* begin *

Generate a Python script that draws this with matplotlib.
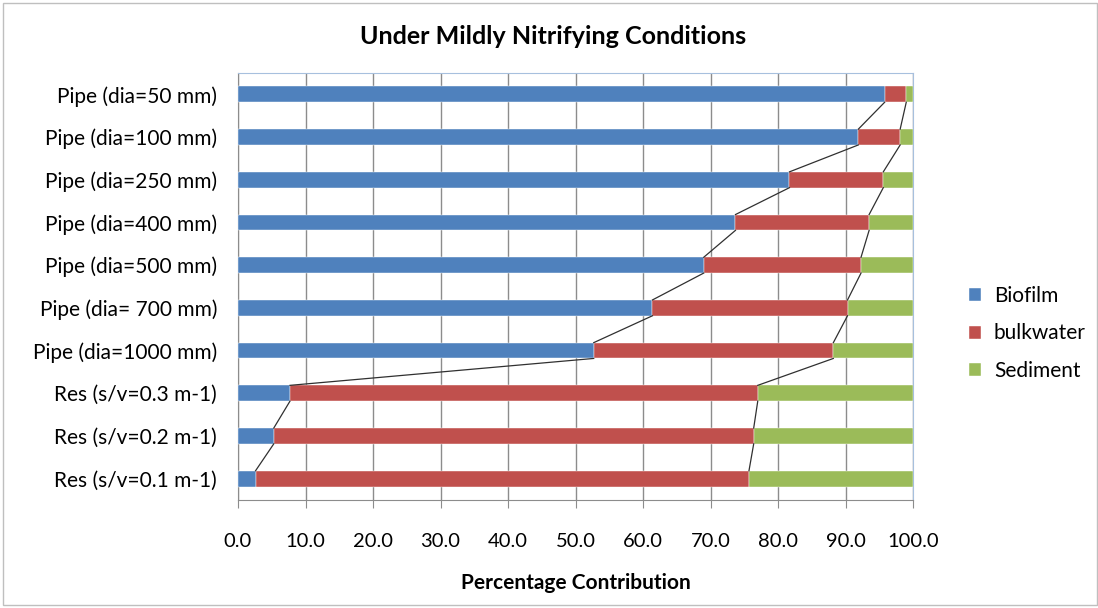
import numpy as np
import matplotlib.pyplot as plt
from matplotlib.patches import Rectangle

# ========================
# DATA
# ========================
categories = ["Pipe (dia=50 mm)", "Pipe (dia=100 mm)", "Pipe (dia=250 mm)",
              "Pipe (dia=400 mm)", "Pipe (dia=500 mm)", "Pipe (dia= 700 mm)",
              "Pipe (dia=1000 mm)", "Res (s/v=0.3 m-1)", "Res (s/v=0.2 m-1)",
              "Res (s/v=0.1 m-1)"]
biofilm = [95.8, 91.9, 81.7, 73.7, 69.0, 61.4, 52.7, 7.7, 5.3, 2.6]
bulkwater = [3.2, 6.2, 13.9, 19.8, 23.3, 28.9, 35.5, 69.3, 71.1, 73.1]
sediment = [100 - b - w for b, w in zip(biofilm, bulkwater)]

colors = {"Biofilm": "#4F81BD", "bulkwater": "#C0504D", "Sediment": "#9BBB59"}

plt.rcParams['font.family'] = ['Lato', 'DejaVu Sans']

# ========================
# PLOT
# ========================
fig = plt.figure(figsize=(10.98, 6.08), dpi=100)
ax = fig.add_axes([238 / 1098, 1 - 500 / 608, 675 / 1098, 427 / 608])

y = np.arange(len(categories))
h = 0.37
left = np.zeros(len(categories))
for name, vals in [("Biofilm", biofilm), ("bulkwater", bulkwater), ("Sediment", sediment)]:
    ax.barh(y, vals, left=left, height=h, color=colors[name], label=name,
            edgecolor="white", linewidth=0.3, zorder=3)
    left = left + np.array(vals)

# series lines between bar edges
cum1 = np.array(biofilm)
cum2 = cum1 + np.array(bulkwater)
for cum in (cum1, cum2):
    for i in range(len(categories) - 1):
        ax.plot([cum[i], cum[i + 1]], [y[i] + h / 2, y[i + 1] - h / 2],
                color="#303030", linewidth=0.9, zorder=4)

ax.set_xlim(0, 100)
ax.set_ylim(len(categories) - 0.5, -0.5)
ax.set_xticks(np.arange(0, 101, 10))
ax.set_xticklabels([f"{v:.1f}" for v in np.arange(0, 101, 10)], fontsize=14.5)
ax.set_yticks(y)
ax.set_yticklabels(categories, fontsize=15)
ax.tick_params(axis="y", length=0, pad=15)
ax.tick_params(axis="x", length=6, color="#8c8c8c", pad=18)
ax.grid(axis="x", color="#8c8c8c", linewidth=1, zorder=0)
ax.set_axisbelow(True)
for s in ("left", "bottom"):
    ax.spines[s].set_color("#8c8c8c")
for s in ("top", "right"):
    ax.spines[s].set_color("#a7c0de")

ax.set_xlabel("Percentage Contribution", fontsize=15, fontweight="bold", labelpad=16)
fig.text(553 / 1098, 1 - 37 / 608, "Under Mildly Nitrifying Conditions",
         ha="center", va="center", fontsize=18, fontweight="bold")

ax.legend(loc="center left", bbox_to_anchor=(1.055, 0.39), frameon=False,
          fontsize=15, handlelength=0.6, handleheight=0.6, labelspacing=0.85,
          handletextpad=0.6)

fig.patches.append(Rectangle((3 / 1098, 3 / 608), 1094 / 1098, 602 / 608,
                             transform=fig.transFigure, fill=False,
                             edgecolor="#bfbfbf", linewidth=1))

fig.savefig("out.png", dpi=100)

* end *

> Exercise:
The lines from the top of the data above through the one holding "from matplotlib.patches import Rectangle" are to be repeated exactly, and only those, with no pictures.

> Answer:
Generate a Python script that draws this with matplotlib.
import numpy as np
import matplotlib.pyplot as plt
from matplotlib.patches import Rectangle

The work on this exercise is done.